Work to do - Only the lines from the line containing "Give me the matplotlib source for this chart." through the line containing "takeoff_lat = [69.252, 69.298, 69.344, 69.388, 69.361, 69.324]" should be reproduced, please, with no pictures.

— Start of Given records —

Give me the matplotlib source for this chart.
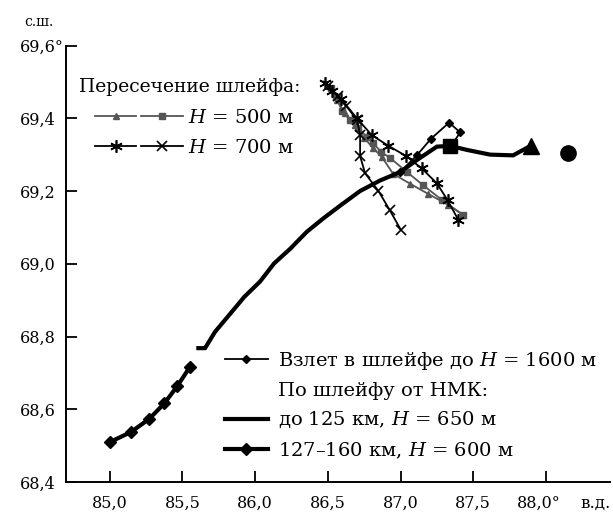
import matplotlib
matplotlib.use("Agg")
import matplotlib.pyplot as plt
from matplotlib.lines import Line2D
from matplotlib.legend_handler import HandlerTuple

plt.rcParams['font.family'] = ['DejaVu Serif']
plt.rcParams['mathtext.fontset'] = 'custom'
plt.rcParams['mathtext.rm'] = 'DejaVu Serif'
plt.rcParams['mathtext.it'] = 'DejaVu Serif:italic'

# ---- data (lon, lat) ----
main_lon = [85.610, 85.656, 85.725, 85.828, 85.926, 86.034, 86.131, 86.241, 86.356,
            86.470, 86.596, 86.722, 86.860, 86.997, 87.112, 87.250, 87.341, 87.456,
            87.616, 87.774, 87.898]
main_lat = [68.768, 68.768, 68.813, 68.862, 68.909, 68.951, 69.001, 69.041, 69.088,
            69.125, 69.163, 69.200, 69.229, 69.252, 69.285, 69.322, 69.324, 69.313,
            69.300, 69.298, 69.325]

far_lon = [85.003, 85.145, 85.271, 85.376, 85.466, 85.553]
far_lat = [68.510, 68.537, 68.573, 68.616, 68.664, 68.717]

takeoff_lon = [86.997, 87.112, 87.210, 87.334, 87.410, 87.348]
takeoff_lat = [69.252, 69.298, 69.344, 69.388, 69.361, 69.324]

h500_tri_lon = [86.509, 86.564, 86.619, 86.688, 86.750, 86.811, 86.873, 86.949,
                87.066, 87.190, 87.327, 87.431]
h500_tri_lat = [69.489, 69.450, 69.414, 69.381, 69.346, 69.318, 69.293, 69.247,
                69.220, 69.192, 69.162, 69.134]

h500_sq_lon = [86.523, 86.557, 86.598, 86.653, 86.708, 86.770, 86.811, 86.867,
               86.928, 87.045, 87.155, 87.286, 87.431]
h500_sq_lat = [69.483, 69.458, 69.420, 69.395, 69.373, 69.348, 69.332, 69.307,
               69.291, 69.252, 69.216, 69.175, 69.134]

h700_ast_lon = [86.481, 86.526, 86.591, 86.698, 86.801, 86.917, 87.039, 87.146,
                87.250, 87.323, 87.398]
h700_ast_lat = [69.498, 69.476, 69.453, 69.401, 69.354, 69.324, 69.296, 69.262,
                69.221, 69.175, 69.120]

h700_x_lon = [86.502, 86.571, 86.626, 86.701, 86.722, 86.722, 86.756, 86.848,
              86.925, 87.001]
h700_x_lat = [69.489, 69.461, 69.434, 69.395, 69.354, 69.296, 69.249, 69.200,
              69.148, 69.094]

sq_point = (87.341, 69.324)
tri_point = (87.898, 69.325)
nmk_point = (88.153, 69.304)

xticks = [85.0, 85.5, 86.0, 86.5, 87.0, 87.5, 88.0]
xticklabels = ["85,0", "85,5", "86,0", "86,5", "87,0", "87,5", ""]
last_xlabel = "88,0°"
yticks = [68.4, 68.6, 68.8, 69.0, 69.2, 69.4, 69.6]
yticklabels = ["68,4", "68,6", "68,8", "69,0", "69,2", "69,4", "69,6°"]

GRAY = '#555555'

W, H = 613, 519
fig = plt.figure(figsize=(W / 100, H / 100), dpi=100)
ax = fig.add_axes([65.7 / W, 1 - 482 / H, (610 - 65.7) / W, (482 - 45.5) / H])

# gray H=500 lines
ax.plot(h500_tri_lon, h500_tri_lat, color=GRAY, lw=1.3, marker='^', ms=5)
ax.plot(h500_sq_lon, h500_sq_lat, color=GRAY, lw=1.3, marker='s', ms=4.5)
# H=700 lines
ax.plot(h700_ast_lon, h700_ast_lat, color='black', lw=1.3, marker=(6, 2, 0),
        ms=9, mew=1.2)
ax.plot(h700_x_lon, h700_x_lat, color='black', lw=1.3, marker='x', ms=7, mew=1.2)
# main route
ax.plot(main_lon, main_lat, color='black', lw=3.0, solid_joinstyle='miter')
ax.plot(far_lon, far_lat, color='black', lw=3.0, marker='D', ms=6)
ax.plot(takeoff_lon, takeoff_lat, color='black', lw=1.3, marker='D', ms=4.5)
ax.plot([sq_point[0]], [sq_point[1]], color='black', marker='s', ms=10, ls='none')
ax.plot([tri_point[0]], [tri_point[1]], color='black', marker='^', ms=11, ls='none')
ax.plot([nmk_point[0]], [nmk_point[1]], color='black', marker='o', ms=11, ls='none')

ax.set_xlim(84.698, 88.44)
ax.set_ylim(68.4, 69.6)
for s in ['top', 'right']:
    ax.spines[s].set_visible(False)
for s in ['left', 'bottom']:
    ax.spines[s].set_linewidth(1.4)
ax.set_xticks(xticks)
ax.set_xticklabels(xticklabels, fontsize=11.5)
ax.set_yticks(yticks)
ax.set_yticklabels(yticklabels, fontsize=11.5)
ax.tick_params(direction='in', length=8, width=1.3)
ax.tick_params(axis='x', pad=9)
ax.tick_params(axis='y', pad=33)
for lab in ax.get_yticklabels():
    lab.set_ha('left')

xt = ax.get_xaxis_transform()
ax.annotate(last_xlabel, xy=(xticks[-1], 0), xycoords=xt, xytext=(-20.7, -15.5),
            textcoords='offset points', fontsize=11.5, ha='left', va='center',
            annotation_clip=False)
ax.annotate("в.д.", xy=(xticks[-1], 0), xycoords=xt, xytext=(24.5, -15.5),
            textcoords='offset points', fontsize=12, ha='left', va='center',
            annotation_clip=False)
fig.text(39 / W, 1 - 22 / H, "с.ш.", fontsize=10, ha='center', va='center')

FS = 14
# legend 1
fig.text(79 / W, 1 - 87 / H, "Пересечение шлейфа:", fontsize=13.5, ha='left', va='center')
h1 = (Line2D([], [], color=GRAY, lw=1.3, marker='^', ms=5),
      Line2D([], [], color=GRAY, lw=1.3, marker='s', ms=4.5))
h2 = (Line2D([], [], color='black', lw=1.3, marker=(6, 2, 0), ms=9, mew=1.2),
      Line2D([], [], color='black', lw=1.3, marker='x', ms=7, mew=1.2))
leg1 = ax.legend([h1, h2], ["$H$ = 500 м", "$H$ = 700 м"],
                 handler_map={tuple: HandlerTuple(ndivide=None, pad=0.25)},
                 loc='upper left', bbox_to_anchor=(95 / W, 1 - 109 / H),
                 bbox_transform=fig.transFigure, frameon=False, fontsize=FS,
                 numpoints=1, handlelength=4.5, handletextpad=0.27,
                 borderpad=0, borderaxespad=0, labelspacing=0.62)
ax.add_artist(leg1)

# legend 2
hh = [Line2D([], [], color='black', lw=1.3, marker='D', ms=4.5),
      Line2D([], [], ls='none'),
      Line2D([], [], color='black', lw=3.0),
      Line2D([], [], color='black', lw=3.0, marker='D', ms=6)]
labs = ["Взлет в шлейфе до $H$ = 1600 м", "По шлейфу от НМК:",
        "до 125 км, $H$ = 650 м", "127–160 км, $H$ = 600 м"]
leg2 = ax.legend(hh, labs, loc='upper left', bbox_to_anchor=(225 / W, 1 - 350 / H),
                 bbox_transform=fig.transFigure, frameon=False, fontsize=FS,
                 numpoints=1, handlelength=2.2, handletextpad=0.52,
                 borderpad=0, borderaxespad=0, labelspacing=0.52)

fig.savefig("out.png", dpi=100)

— End of Given records —
— Start of Given records —

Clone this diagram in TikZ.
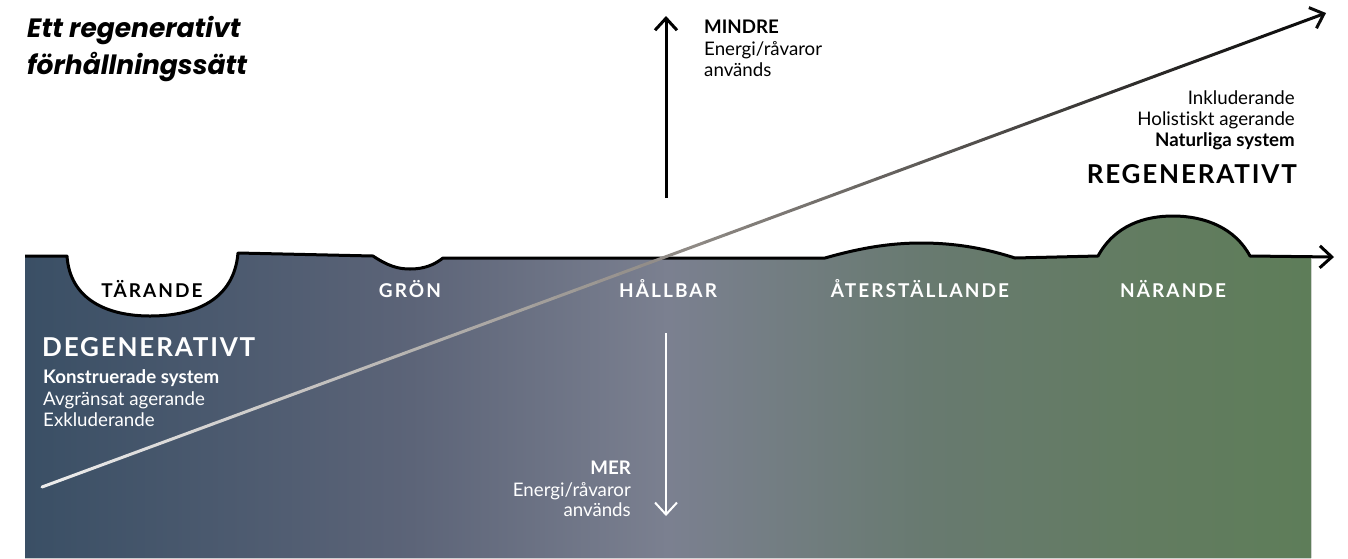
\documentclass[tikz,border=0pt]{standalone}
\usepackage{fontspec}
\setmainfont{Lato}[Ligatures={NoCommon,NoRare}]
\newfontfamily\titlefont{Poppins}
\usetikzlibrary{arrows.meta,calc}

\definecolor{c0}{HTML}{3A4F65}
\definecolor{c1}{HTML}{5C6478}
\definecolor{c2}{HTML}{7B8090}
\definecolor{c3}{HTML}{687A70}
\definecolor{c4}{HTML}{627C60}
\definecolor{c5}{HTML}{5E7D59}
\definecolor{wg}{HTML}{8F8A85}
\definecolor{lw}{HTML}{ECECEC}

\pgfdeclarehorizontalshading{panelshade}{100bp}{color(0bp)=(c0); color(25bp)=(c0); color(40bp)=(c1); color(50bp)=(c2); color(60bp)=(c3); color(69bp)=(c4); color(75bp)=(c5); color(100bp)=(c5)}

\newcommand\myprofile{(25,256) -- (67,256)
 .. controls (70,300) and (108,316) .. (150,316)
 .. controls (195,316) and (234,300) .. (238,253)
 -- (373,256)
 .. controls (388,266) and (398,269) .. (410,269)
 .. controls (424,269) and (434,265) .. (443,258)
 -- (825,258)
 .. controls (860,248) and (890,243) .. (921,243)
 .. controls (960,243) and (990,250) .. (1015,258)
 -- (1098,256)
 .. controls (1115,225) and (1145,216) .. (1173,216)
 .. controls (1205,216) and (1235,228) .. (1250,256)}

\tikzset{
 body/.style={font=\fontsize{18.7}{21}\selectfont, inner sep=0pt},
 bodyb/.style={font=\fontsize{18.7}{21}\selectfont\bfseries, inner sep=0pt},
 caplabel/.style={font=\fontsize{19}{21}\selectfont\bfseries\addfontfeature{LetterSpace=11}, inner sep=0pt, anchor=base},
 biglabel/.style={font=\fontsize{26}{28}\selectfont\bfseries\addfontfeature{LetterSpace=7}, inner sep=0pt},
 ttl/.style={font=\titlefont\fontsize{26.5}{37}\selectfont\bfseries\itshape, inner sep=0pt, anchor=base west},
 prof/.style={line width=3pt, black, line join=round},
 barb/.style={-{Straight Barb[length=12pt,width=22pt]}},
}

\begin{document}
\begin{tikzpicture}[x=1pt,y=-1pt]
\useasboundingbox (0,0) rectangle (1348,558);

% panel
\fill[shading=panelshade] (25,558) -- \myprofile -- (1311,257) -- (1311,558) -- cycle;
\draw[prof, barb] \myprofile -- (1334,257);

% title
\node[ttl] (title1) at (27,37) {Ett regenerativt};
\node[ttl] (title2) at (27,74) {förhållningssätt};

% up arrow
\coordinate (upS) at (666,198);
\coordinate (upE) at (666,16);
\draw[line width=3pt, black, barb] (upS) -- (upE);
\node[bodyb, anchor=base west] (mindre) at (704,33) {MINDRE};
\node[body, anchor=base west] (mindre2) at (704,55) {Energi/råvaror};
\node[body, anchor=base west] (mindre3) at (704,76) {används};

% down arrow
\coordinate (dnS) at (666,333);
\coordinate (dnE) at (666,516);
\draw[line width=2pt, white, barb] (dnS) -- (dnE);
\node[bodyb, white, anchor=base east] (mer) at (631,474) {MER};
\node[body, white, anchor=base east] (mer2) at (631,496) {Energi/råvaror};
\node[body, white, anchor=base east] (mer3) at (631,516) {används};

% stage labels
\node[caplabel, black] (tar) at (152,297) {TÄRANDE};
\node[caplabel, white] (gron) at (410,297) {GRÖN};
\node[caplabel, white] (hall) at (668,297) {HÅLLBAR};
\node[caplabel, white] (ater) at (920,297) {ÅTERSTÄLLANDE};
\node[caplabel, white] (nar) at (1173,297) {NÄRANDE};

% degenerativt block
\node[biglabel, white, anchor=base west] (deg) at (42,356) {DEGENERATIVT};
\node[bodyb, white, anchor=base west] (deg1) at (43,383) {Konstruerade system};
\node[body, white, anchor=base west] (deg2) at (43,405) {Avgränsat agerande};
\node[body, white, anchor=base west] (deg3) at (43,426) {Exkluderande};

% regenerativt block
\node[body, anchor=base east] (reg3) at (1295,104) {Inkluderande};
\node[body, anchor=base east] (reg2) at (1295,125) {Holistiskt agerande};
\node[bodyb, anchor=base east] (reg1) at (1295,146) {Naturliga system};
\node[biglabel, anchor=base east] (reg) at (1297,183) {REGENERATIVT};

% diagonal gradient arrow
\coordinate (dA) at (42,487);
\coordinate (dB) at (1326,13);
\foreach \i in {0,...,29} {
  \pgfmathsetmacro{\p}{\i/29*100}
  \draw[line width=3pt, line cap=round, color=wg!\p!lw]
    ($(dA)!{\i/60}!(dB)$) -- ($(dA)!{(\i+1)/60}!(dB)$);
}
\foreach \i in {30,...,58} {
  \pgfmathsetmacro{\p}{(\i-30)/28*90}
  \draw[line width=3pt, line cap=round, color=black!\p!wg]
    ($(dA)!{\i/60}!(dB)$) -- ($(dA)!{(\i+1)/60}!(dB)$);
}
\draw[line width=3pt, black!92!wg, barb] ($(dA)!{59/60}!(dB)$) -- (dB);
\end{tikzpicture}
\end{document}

— End of Given records —
— Start of Given records —

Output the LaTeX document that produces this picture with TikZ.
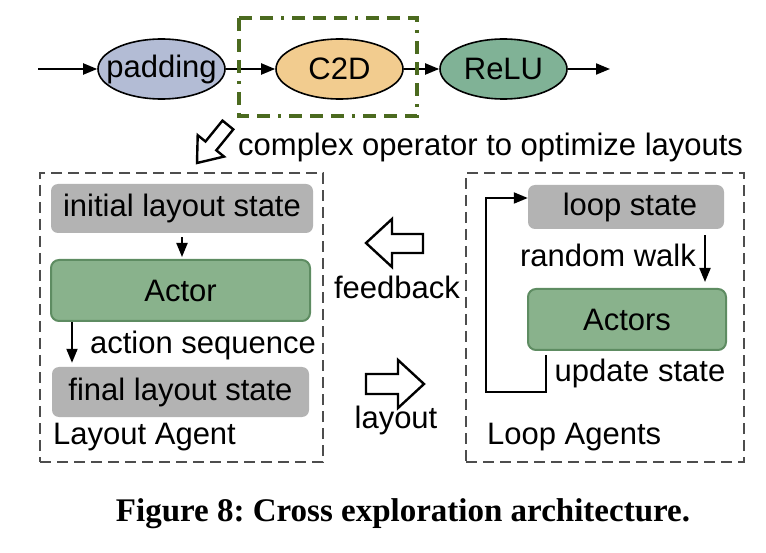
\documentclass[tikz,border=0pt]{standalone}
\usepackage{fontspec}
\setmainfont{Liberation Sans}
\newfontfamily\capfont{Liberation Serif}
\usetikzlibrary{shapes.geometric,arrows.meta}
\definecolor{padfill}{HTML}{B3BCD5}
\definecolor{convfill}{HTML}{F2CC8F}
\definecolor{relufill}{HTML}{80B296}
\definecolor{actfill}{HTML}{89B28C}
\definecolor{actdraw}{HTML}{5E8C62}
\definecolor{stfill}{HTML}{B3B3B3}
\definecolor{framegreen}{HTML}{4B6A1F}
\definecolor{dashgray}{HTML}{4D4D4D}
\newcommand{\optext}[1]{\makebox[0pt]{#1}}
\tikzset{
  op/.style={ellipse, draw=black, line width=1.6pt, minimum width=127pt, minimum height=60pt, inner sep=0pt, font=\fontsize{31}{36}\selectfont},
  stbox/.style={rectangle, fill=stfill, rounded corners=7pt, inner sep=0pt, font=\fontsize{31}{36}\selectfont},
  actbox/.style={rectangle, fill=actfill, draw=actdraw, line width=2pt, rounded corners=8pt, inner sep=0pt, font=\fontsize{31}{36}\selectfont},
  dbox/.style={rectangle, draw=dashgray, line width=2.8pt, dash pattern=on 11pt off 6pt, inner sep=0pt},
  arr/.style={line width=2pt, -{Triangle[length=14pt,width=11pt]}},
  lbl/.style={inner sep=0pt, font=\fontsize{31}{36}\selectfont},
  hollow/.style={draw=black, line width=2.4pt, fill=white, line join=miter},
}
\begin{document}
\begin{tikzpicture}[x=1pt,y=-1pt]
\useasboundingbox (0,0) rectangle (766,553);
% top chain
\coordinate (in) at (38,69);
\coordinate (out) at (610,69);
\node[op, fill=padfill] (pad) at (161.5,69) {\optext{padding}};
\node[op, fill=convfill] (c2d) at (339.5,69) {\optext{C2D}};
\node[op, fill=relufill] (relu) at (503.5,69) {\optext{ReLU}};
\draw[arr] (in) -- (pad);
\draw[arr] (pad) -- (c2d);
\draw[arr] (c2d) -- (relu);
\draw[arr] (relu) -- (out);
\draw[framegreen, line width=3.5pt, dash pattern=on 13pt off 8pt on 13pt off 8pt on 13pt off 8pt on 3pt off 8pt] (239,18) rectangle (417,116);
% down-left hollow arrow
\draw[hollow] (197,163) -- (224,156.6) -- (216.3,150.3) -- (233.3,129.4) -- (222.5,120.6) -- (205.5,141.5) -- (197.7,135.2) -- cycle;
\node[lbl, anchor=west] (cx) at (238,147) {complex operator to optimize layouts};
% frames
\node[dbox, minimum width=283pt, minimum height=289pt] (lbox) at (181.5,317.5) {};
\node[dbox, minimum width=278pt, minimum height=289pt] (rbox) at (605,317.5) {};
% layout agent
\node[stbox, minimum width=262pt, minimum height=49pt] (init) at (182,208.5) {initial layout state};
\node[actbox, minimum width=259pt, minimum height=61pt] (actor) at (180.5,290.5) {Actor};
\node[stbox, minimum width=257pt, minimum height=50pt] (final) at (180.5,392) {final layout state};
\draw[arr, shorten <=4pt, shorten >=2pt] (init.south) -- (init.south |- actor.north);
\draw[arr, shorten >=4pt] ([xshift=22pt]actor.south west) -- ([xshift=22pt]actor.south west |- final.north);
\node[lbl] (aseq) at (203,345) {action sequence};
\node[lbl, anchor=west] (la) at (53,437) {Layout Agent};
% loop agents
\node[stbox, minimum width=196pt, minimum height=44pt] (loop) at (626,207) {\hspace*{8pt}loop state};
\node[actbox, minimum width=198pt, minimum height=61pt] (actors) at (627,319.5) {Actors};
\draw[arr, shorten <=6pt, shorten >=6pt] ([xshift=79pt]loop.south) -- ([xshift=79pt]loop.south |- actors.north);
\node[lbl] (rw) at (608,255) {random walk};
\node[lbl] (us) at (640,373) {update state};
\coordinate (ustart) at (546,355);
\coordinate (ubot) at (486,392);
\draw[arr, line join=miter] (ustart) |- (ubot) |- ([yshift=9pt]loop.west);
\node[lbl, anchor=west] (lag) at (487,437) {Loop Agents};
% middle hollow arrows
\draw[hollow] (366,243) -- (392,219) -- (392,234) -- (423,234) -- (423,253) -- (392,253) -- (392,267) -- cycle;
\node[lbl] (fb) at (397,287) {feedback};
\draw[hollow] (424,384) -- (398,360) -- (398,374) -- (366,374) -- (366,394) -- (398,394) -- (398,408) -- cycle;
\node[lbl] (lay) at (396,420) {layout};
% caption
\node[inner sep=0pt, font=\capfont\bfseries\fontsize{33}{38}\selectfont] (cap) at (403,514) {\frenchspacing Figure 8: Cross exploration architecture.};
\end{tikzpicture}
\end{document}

— End of Given records —

The solution -
Give me the matplotlib source for this chart.
import matplotlib
matplotlib.use("Agg")
import matplotlib.pyplot as plt
from matplotlib.lines import Line2D
from matplotlib.legend_handler import HandlerTuple

plt.rcParams['font.family'] = ['DejaVu Serif']
plt.rcParams['mathtext.fontset'] = 'custom'
plt.rcParams['mathtext.rm'] = 'DejaVu Serif'
plt.rcParams['mathtext.it'] = 'DejaVu Serif:italic'

# ---- data (lon, lat) ----
main_lon = [85.610, 85.656, 85.725, 85.828, 85.926, 86.034, 86.131, 86.241, 86.356,
            86.470, 86.596, 86.722, 86.860, 86.997, 87.112, 87.250, 87.341, 87.456,
            87.616, 87.774, 87.898]
main_lat = [68.768, 68.768, 68.813, 68.862, 68.909, 68.951, 69.001, 69.041, 69.088,
            69.125, 69.163, 69.200, 69.229, 69.252, 69.285, 69.322, 69.324, 69.313,
            69.300, 69.298, 69.325]

far_lon = [85.003, 85.145, 85.271, 85.376, 85.466, 85.553]
far_lat = [68.510, 68.537, 68.573, 68.616, 68.664, 68.717]

takeoff_lon = [86.997, 87.112, 87.210, 87.334, 87.410, 87.348]
takeoff_lat = [69.252, 69.298, 69.344, 69.388, 69.361, 69.324]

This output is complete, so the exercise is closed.